Wednesday, May 30, 2012

Una noche de mayo



Mientras escribo, llegan las noticias respecto las deliberaciones del movimiento #Yo Soy 132. De inicio, se puede catalogar como el primer movimiento  estudiantil universitario en más de una década. Igualmente, a diferencia del C.G.H. de 1999, surge con una agenda que no se circunscribe en su accionar táctico al campus universitario. Además, las redes sociales son la gran novedad en este movimiento al brindarles una capacidad de reacción con la que sólo se soñaba previamente.


Una constante de las aproximaciones es la comparación con el movimiento del 68. No exclusivamente con el movimiento estudiantil mexicano de 1968 que es reprimido en Tlatelolco. Más bien, con esa suerte de revolución silenciosa que implicó la irrupción de los estudiantes y, en general, la juventud en distintas latitudes del planeta. El necesario recuento – mismo que hizo Carlos Fuentes a su modo- implicaría recordar México, París, Praga, sin olvidar que sus antecedentes y derivaciones en realidad colmaron el imaginario de lo que se consideraría el ser joven las décadas subsecuentes.

Es este el punto que quiero abordar. A pesar de lo circunscrito de su protesta y lo tremendamente específico de la coyuntura en la que se presenta, la politización y la transformación de pautas sociales de comportamiento apenas ha comenzado. Si algo tiene en común esta protesta con las de La Puerta del Sol en Madrid y La Primavera Árabe, es el carácter completamente abierto de sus alcances. A su vez, las confluencias que convoque son inusitadas: frente a los más jóvenes – al igual que en 1968- se encuentran diversas generaciones con las más diversas posiciones y disposiciones frente al fenómeno del poder y sus distintas caras. A diferencia de 1968, el país hoy tiene una cierta pluralidad, una cierta vida democrática que parece ser susceptible de enriquecerse con este proceso que le cambia el rostro. Pero los retos, igualmente están ahí. Ya no devienen del Ogro Filantrópico incapaz de reconstituirse.

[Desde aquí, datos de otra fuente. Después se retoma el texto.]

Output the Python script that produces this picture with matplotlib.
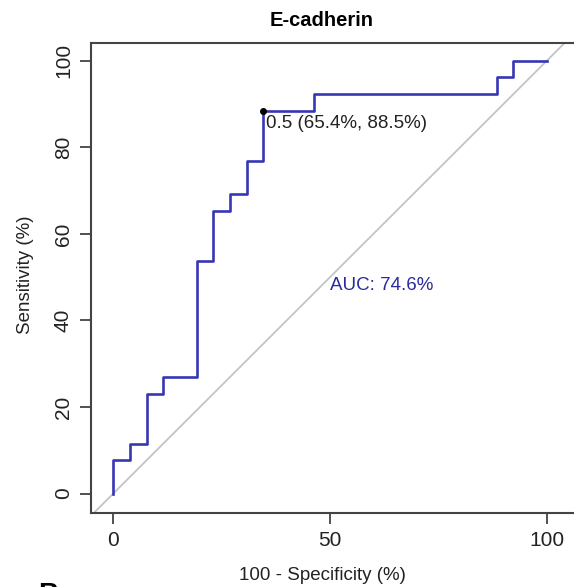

Vienen de la misma pluralidad, del necesario aprendizaje del diálogo y la tolerancia en la acción y, por otro lado, de la tentación siempre presente del autoritarismo y la violencia. En este caso, de no ampliarse la capacidad del mismo estado y sociedad mexicana ( y en cierto sentido, global) de hacerse eco de las ansias de participación y transformación que se nos vienen encima, la violencia difusa que hoy vemos y que castiga tanto a activistas como a gente común, podría erigirse en el oscuro expediente que necesitan las castas en el poder para perpetuar el estado de cosas.

Con todo, quiero terminar con una nota de esperanza. Casi todos ubican El Gatopardo, la obra maestra de Tommasi de Lampedusa, como una novela donde el cambio de las apariencias congela el verdadero cambio social. “Que todo cambie, para que todo siga igual” es la divisa que se repite de manera inconexa en distintas fuentes. Esas palabras del protagonista se ven contradichas por la acción de la novela. Al final, en una Italia ya despojada del peso muerto de la aristocracia, el Gatopardo entrevisto en el cuerpo embalsamado de un perro se disuelve en el aire como un recuerdo inerte de una época que, pese a todas las resistencias, queda atrás.